Es sei besorgniserregend, dass die Temeswarer Stadtverwaltung allein am Autoverkehr interessiert zu sein scheint, obwohl man das sternförmig angelegte Eisenbahnnetz durchaus für den öffentlichen Nahverkehr nutzen könne. Das Banat verfüge über ein ausgedehntes Schienennetz noch aus der Zeit der Habsbur-ger; dass man sich dessen nicht wieder annehme und es für einen sauberen Verkehr nutzen wolle, sei erschreckend. Die geplante Haltestelle in der Nähe der Iulius Town und der Arader Straße (offiziell: Alexandru-Ioan-Cuza-Straße) sei viel zu weit von jedweder Straßenbahnlinie, man hätte sie näher an den 700er Markt vorsehen müssen oder man hätte einfach zwischen dem Hauptbahnhof und dem Ostbahnhof mehrere Zughaltestellen einplanen müssen, so dass Fernreisende einen leichteren Zugang zu dem Temeswarer Straßenbahnnetz haben könnten.
Vollkommen verfehlt seien die Pläne der CFR auch im Zusammenhang mit dem Ostbahnhof. Dessen frühere Nutzung durch die großen Industriegebiete des Sozialismus sei nicht mehr aktuell, so dass gegenwärtig der Bahnhof mit seinen insgesamt 15 Gleisen nichts anderes sei als ein großer „Parkplatz“ für Güterzüge. Dem Güterverkehr diene der Bahnhof sehr wohl, für die Bürger sei er jedoch ein großes Hindernis, weil es nicht einmal eine Fußgänger-Unterführung gäbe, wie überall auf der Welt. Man hätte weiter ostwärts einen Rangierbahnhof für die Bedürfnisse des Güterverkehrs bauen müssen, im Bereich des Ostbahnhofs die Anzahl der Gleise auf 4 kürzen und eine Unterführung für Autos, Radfahrer und Fußgänger bauen können. Das von den Gleisen befreite Gelände hätte man gewinnbringend verkaufen und damit den Bau der Unterführung finanzieren können. Die CFR wollte es sich aber einfach machen, so das Fazit des „Pro Infrastructură“-Vereins.

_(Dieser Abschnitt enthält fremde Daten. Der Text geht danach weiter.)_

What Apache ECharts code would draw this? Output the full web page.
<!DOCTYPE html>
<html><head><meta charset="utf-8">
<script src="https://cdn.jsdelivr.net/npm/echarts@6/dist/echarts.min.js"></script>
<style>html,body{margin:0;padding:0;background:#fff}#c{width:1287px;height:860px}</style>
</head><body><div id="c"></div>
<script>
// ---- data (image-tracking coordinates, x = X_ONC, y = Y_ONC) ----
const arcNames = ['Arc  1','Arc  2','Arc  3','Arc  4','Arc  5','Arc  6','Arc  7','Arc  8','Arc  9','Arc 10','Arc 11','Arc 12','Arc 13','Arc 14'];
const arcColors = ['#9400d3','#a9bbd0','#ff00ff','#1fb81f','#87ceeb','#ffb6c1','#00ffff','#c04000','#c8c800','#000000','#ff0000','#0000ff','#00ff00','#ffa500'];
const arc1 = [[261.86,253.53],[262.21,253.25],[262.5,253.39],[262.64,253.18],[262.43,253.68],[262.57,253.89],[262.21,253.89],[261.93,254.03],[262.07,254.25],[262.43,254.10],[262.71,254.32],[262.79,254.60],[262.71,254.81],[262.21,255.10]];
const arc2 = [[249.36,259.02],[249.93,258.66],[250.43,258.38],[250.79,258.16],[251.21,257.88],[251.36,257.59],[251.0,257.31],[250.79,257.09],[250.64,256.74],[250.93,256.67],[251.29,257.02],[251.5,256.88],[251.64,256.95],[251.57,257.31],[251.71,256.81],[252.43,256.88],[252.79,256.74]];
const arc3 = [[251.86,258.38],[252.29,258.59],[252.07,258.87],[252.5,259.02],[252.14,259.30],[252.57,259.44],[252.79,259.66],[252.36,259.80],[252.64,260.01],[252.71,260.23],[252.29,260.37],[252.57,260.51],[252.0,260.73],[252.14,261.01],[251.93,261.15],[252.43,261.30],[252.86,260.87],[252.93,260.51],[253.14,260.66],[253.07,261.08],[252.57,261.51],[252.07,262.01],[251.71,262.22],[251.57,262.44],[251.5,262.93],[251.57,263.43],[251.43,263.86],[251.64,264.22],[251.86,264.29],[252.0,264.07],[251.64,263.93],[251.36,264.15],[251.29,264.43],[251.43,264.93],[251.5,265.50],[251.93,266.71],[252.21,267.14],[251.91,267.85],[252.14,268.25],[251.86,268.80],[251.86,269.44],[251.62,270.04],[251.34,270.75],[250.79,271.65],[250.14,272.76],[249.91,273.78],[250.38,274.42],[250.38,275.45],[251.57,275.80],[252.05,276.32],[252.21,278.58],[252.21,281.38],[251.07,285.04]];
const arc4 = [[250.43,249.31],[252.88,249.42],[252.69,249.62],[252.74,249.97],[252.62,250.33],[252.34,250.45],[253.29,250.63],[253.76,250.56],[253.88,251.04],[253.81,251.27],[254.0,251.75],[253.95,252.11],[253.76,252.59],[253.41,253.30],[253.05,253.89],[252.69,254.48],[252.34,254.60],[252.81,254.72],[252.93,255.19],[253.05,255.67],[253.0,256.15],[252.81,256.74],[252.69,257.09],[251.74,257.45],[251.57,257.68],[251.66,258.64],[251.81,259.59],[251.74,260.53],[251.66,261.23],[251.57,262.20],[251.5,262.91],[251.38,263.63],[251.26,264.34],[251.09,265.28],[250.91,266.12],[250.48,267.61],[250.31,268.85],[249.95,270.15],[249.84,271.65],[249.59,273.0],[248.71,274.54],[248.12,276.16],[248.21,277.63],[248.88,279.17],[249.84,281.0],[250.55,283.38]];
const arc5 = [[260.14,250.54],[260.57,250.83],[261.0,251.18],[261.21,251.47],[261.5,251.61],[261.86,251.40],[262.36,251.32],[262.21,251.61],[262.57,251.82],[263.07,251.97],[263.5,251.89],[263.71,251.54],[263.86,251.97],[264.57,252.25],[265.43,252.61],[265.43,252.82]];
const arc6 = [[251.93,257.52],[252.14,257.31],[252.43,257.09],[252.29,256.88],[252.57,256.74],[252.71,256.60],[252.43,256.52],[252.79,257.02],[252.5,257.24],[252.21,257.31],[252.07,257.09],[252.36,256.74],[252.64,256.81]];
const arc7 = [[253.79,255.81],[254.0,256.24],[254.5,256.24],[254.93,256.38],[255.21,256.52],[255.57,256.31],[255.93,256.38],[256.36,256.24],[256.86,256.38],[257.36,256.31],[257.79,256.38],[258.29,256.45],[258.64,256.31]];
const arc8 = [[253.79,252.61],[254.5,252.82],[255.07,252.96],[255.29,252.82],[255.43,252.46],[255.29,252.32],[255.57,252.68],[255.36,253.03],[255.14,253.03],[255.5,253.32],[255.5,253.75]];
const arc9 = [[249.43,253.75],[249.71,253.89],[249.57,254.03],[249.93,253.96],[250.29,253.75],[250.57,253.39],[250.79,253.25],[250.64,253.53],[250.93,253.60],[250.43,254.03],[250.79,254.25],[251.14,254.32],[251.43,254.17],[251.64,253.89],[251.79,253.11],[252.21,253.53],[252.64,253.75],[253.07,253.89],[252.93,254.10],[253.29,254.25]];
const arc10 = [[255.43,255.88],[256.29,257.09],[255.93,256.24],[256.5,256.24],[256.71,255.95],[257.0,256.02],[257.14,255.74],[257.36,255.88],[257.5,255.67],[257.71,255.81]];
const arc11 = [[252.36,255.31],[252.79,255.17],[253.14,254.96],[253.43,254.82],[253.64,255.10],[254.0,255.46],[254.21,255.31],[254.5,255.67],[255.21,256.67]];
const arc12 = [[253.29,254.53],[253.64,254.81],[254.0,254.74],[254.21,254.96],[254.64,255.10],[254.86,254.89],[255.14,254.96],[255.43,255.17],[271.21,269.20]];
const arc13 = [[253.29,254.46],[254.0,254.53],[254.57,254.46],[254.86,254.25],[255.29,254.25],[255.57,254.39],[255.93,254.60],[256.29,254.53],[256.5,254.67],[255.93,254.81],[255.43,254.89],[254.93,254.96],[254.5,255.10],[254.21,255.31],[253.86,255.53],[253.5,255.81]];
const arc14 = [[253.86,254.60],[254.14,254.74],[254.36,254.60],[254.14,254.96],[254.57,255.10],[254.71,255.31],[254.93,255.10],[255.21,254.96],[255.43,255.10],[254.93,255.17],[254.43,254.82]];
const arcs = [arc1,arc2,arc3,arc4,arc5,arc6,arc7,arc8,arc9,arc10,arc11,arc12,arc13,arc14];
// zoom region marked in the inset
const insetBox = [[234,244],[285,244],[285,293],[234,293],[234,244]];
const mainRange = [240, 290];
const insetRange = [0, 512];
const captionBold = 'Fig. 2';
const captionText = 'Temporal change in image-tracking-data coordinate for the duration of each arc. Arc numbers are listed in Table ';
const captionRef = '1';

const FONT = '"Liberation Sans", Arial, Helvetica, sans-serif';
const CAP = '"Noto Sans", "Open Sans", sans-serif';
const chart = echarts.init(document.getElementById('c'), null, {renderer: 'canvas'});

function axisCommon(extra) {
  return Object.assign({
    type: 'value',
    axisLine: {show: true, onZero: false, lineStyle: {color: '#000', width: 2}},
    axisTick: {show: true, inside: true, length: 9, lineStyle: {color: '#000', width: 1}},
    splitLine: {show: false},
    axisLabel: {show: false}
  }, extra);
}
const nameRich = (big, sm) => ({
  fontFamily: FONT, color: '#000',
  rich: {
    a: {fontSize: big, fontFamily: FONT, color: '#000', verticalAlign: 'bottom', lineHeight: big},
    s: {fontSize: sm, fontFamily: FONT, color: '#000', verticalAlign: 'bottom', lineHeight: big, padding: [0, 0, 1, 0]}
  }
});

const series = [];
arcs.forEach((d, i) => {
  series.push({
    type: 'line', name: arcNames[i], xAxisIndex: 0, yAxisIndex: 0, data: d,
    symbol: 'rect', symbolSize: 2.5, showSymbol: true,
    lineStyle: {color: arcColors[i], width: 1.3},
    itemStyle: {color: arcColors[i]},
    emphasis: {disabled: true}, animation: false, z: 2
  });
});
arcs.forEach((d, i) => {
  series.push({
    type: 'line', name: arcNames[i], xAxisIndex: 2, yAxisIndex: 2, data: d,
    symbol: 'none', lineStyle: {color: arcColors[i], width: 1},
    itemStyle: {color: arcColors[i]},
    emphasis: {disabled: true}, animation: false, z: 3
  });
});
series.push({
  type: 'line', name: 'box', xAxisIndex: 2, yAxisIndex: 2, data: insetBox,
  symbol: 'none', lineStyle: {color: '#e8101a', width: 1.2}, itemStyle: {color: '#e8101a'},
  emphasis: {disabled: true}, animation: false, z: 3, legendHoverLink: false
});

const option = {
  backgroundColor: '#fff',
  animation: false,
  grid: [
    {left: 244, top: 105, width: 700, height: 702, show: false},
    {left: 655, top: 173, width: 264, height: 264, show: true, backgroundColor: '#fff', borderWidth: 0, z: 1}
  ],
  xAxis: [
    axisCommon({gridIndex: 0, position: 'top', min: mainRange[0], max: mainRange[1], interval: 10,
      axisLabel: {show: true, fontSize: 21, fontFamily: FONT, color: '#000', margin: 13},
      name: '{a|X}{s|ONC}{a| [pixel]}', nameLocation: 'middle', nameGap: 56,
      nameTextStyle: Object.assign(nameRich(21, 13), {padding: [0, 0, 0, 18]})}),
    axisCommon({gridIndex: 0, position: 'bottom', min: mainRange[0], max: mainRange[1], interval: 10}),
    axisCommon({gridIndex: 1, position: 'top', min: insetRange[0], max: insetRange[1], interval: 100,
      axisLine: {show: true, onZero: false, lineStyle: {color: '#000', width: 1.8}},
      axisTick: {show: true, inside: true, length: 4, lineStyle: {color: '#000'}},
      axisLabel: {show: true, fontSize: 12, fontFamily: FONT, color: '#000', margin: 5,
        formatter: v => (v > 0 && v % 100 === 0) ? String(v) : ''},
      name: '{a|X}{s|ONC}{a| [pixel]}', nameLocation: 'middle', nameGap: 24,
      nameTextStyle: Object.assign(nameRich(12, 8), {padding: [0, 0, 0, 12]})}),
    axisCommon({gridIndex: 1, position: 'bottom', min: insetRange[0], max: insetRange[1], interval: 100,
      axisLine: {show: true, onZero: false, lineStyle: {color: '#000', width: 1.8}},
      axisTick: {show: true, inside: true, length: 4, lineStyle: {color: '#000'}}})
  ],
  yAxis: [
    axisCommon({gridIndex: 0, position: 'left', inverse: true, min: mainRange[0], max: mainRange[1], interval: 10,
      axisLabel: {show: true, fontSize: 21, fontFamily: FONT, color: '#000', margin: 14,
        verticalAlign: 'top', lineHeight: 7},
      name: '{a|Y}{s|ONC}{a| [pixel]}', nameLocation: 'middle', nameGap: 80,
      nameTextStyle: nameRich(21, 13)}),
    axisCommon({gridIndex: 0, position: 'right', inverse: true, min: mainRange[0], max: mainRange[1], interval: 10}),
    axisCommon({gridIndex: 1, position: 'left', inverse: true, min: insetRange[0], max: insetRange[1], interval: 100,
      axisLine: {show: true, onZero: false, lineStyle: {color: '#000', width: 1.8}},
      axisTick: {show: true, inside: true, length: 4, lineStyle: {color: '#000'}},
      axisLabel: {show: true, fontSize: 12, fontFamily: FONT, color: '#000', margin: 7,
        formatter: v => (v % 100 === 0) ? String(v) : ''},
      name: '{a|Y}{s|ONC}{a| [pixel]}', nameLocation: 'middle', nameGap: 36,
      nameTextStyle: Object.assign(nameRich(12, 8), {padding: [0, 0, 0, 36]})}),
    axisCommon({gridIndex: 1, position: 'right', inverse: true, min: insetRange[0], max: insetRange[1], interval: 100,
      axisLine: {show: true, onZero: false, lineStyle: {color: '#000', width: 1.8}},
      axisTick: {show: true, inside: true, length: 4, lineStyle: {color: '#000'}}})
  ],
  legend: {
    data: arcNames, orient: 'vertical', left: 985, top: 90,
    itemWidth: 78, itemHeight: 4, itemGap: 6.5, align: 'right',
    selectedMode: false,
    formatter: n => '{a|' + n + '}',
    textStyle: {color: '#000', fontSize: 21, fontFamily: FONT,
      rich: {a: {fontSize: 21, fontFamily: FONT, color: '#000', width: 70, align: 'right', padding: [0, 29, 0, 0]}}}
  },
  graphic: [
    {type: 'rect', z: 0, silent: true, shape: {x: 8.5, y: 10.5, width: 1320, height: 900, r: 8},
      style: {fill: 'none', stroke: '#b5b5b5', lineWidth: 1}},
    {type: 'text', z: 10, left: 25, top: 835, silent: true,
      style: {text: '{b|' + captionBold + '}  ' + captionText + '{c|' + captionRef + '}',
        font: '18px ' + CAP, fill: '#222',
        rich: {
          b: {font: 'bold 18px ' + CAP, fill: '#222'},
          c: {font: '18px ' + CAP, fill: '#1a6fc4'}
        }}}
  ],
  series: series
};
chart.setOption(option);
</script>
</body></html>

Auch könne man nicht verstehen, warum die Erhöhung der Gleise zwischen dem Hauptbahnhof und der Popa-Șapcă-Straße beibehalten werde. Die Stadt werde weiterhin in zwei geteilt, obwohl es modernere Lösungsansätze gäbe, die auch diskutiert wurden. Die CFR habe sich für die kurzfristig einfachere Lösung entschieden, die Stadt werde jedoch Jahrzehnte lang an diesen Fehlentscheidungen leiden, die an die 1970er Jahre erinnern. Man hätte überhaupt keine Überführungen für den Autoverkehr bauen müssen, sondern Unterführungen, diese seien eleganter und würden das Stadtbild nicht derart stören. Dafür hätte sich natürlich die Stadtverwaltung einsetzen müssen, aber man scheint sich im Bürgermeisteramt nicht allzu viele Gedanken über dieses folgenschwere Vorhaben gemacht zu haben.
Verkehrsminister Sorin Grindeanu, ein gebürtiger Karansebescher, der in Temeswar lebt, solle sich um seine Stadt kümmern und die CFR dazu bewegen, einige Planungsfehler dringend zu korrigieren. Dies sei noch möglich, auch wenn der Vertrag mit dem ausführenden Baukonsortium unterschrieben wurde. Da viele Details noch ausgearbeitet werden müssen, kann einiges noch zurechtgebogen werden.